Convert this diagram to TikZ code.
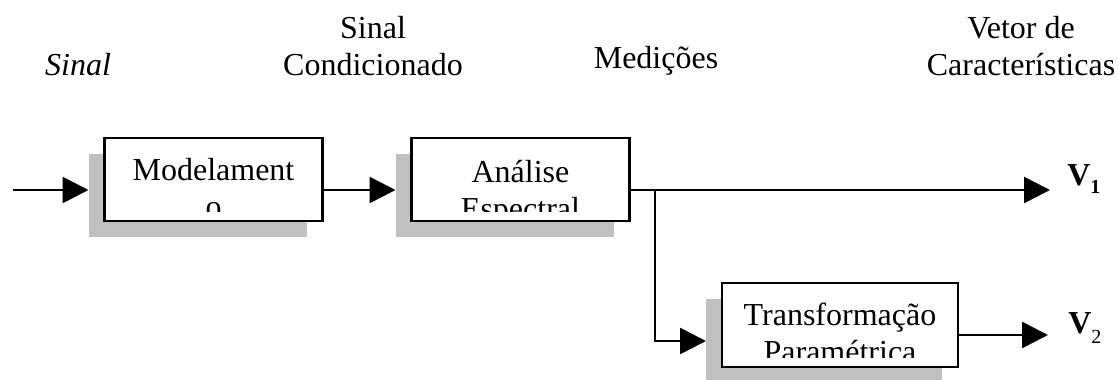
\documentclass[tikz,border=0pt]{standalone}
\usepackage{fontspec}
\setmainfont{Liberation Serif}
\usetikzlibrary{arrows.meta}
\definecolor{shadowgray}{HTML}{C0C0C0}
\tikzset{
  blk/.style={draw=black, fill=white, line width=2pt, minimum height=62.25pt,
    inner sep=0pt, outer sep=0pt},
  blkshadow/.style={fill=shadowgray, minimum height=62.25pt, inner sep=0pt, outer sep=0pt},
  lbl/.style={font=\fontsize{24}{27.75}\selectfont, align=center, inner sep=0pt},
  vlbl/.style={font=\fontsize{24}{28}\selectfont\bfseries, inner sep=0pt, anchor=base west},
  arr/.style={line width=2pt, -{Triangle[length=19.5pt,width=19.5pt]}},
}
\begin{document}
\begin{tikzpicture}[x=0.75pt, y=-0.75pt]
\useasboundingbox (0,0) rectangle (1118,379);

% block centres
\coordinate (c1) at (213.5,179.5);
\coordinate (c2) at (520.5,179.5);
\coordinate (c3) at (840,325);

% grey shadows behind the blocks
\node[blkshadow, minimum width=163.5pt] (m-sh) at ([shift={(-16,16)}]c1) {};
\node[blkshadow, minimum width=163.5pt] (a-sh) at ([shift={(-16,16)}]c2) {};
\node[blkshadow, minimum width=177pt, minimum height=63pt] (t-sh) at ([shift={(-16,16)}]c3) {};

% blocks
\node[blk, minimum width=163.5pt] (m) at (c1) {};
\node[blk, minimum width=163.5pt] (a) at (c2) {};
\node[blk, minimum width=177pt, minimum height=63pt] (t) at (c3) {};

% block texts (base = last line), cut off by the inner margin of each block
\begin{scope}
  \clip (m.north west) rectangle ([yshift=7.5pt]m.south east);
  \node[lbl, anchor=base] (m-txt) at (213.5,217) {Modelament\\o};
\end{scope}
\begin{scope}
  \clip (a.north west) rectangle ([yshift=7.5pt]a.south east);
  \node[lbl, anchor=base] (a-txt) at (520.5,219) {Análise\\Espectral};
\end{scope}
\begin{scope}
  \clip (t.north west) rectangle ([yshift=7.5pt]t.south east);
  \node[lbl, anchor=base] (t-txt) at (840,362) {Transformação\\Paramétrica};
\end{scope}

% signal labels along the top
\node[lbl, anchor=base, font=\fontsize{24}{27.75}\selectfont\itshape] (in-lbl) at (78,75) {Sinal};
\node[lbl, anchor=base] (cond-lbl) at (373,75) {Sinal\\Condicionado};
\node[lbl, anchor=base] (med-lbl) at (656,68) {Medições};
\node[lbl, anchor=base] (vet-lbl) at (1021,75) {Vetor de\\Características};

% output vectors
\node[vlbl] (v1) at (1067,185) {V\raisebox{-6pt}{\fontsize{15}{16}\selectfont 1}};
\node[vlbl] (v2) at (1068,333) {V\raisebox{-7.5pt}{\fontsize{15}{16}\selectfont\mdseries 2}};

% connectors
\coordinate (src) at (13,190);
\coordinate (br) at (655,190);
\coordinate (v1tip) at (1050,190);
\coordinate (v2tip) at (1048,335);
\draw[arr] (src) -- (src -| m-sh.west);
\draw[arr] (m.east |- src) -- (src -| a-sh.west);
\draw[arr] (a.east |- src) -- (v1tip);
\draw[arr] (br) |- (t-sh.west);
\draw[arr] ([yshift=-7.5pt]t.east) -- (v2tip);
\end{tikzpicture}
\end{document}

**Written instruction:**
Restate the full listing verbatim and drop every picture.

**The output:**
Convert this diagram to TikZ code.
\documentclass[tikz,border=0pt]{standalone}
\usepackage{fontspec}
\setmainfont{Liberation Serif}
\usetikzlibrary{arrows.meta}
\definecolor{shadowgray}{HTML}{C0C0C0}
\tikzset{
  blk/.style={draw=black, fill=white, line width=2pt, minimum height=62.25pt,
    inner sep=0pt, outer sep=0pt},
  blkshadow/.style={fill=shadowgray, minimum height=62.25pt, inner sep=0pt, outer sep=0pt},
  lbl/.style={font=\fontsize{24}{27.75}\selectfont, align=center, inner sep=0pt},
  vlbl/.style={font=\fontsize{24}{28}\selectfont\bfseries, inner sep=0pt, anchor=base west},
  arr/.style={line width=2pt, -{Triangle[length=19.5pt,width=19.5pt]}},
}
\begin{document}
\begin{tikzpicture}[x=0.75pt, y=-0.75pt]
\useasboundingbox (0,0) rectangle (1118,379);

% block centres
\coordinate (c1) at (213.5,179.5);
\coordinate (c2) at (520.5,179.5);
\coordinate (c3) at (840,325);

% grey shadows behind the blocks
\node[blkshadow, minimum width=163.5pt] (m-sh) at ([shift={(-16,16)}]c1) {};
\node[blkshadow, minimum width=163.5pt] (a-sh) at ([shift={(-16,16)}]c2) {};
\node[blkshadow, minimum width=177pt, minimum height=63pt] (t-sh) at ([shift={(-16,16)}]c3) {};

% blocks
\node[blk, minimum width=163.5pt] (m) at (c1) {};
\node[blk, minimum width=163.5pt] (a) at (c2) {};
\node[blk, minimum width=177pt, minimum height=63pt] (t) at (c3) {};

% block texts (base = last line), cut off by the inner margin of each block
\begin{scope}
  \clip (m.north west) rectangle ([yshift=7.5pt]m.south east);
  \node[lbl, anchor=base] (m-txt) at (213.5,217) {Modelament\\o};
\end{scope}
\begin{scope}
  \clip (a.north west) rectangle ([yshift=7.5pt]a.south east);
  \node[lbl, anchor=base] (a-txt) at (520.5,219) {Análise\\Espectral};
\end{scope}
\begin{scope}
  \clip (t.north west) rectangle ([yshift=7.5pt]t.south east);
  \node[lbl, anchor=base] (t-txt) at (840,362) {Transformação\\Paramétrica};
\end{scope}

% signal labels along the top
\node[lbl, anchor=base, font=\fontsize{24}{27.75}\selectfont\itshape] (in-lbl) at (78,75) {Sinal};
\node[lbl, anchor=base] (cond-lbl) at (373,75) {Sinal\\Condicionado};
\node[lbl, anchor=base] (med-lbl) at (656,68) {Medições};
\node[lbl, anchor=base] (vet-lbl) at (1021,75) {Vetor de\\Características};

% output vectors
\node[vlbl] (v1) at (1067,185) {V\raisebox{-6pt}{\fontsize{15}{16}\selectfont 1}};
\node[vlbl] (v2) at (1068,333) {V\raisebox{-7.5pt}{\fontsize{15}{16}\selectfont\mdseries 2}};

% connectors
\coordinate (src) at (13,190);
\coordinate (br) at (655,190);
\coordinate (v1tip) at (1050,190);
\coordinate (v2tip) at (1048,335);
\draw[arr] (src) -- (src -| m-sh.west);
\draw[arr] (m.east |- src) -- (src -| a-sh.west);
\draw[arr] (a.east |- src) -- (v1tip);
\draw[arr] (br) |- (t-sh.west);
\draw[arr] ([yshift=-7.5pt]t.east) -- (v2tip);
\end{tikzpicture}
\end{document}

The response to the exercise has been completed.